WHAT IS EXPECTED
Leaving out every picture, retype the lines below from the top through the one that contains "const hx = ex + dir * HSEG;".

STORED DATA
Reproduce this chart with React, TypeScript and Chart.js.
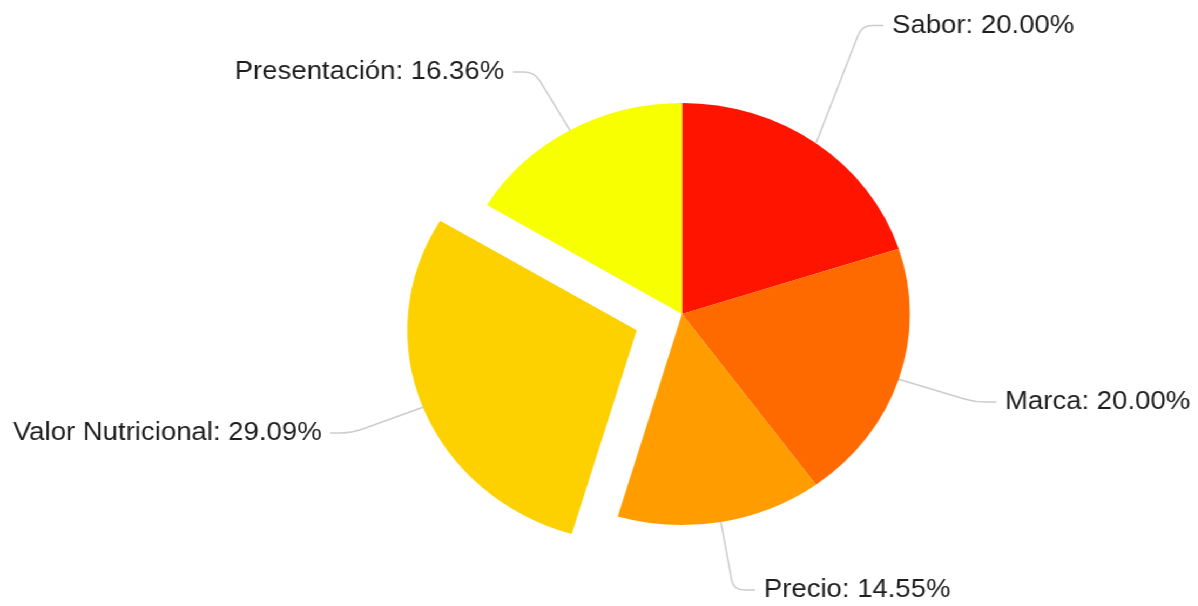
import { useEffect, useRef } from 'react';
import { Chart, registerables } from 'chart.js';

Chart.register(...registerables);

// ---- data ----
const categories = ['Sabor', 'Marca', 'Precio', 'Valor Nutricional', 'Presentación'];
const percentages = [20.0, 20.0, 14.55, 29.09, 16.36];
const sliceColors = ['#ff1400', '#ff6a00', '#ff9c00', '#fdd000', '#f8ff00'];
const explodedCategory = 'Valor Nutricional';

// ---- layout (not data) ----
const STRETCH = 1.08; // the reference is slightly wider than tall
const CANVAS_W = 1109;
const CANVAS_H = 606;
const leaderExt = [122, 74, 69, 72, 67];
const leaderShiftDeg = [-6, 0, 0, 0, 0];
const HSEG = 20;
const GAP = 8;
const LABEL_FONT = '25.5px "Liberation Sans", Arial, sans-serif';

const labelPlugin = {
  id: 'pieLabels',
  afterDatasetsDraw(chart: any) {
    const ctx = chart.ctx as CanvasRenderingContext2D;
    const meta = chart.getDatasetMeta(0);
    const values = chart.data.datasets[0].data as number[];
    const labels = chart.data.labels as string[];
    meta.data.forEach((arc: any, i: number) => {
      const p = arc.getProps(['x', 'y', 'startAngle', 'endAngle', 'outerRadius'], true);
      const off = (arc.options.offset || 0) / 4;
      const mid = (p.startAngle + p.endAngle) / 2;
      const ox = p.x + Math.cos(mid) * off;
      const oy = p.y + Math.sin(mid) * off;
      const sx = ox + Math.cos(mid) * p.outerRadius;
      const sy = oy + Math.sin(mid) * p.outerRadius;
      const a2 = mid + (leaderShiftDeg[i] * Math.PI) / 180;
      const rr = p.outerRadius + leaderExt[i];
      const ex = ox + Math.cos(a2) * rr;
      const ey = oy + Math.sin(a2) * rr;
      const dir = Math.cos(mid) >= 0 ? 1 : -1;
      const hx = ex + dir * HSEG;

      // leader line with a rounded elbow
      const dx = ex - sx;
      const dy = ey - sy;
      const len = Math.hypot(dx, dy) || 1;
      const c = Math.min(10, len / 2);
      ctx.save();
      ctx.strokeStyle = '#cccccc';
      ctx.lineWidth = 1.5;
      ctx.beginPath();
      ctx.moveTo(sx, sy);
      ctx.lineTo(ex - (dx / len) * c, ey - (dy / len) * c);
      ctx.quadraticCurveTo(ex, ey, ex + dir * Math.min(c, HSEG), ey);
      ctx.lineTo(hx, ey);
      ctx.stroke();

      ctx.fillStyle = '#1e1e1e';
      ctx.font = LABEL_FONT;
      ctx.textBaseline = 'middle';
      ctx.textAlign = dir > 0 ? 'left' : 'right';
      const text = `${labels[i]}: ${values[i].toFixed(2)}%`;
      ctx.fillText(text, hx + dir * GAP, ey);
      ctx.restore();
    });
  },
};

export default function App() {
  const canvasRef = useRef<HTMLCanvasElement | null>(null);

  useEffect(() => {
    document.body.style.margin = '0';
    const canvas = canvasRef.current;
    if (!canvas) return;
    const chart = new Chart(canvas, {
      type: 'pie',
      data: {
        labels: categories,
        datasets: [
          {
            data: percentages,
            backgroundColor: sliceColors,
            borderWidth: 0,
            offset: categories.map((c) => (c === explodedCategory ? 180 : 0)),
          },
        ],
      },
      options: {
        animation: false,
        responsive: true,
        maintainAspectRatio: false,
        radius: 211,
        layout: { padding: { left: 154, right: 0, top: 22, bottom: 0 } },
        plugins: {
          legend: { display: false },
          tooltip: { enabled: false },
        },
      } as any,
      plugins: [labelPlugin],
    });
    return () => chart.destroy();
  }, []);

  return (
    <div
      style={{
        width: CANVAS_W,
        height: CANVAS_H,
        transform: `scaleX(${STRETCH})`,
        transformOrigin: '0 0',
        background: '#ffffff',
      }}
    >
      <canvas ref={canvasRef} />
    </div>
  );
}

CORRECT ANSWER
Reproduce this chart with React, TypeScript and Chart.js.
import { useEffect, useRef } from 'react';
import { Chart, registerables } from 'chart.js';

Chart.register(...registerables);

// ---- data ----
const categories = ['Sabor', 'Marca', 'Precio', 'Valor Nutricional', 'Presentación'];
const percentages = [20.0, 20.0, 14.55, 29.09, 16.36];
const sliceColors = ['#ff1400', '#ff6a00', '#ff9c00', '#fdd000', '#f8ff00'];
const explodedCategory = 'Valor Nutricional';

// ---- layout (not data) ----
const STRETCH = 1.08; // the reference is slightly wider than tall
const CANVAS_W = 1109;
const CANVAS_H = 606;
const leaderExt = [122, 74, 69, 72, 67];
const leaderShiftDeg = [-6, 0, 0, 0, 0];
const HSEG = 20;
const GAP = 8;
const LABEL_FONT = '25.5px "Liberation Sans", Arial, sans-serif';

const labelPlugin = {
  id: 'pieLabels',
  afterDatasetsDraw(chart: any) {
    const ctx = chart.ctx as CanvasRenderingContext2D;
    const meta = chart.getDatasetMeta(0);
    const values = chart.data.datasets[0].data as number[];
    const labels = chart.data.labels as string[];
    meta.data.forEach((arc: any, i: number) => {
      const p = arc.getProps(['x', 'y', 'startAngle', 'endAngle', 'outerRadius'], true);
      const off = (arc.options.offset || 0) / 4;
      const mid = (p.startAngle + p.endAngle) / 2;
      const ox = p.x + Math.cos(mid) * off;
      const oy = p.y + Math.sin(mid) * off;
      const sx = ox + Math.cos(mid) * p.outerRadius;
      const sy = oy + Math.sin(mid) * p.outerRadius;
      const a2 = mid + (leaderShiftDeg[i] * Math.PI) / 180;
      const rr = p.outerRadius + leaderExt[i];
      const ex = ox + Math.cos(a2) * rr;
      const ey = oy + Math.sin(a2) * rr;
      const dir = Math.cos(mid) >= 0 ? 1 : -1;
      const hx = ex + dir * HSEG;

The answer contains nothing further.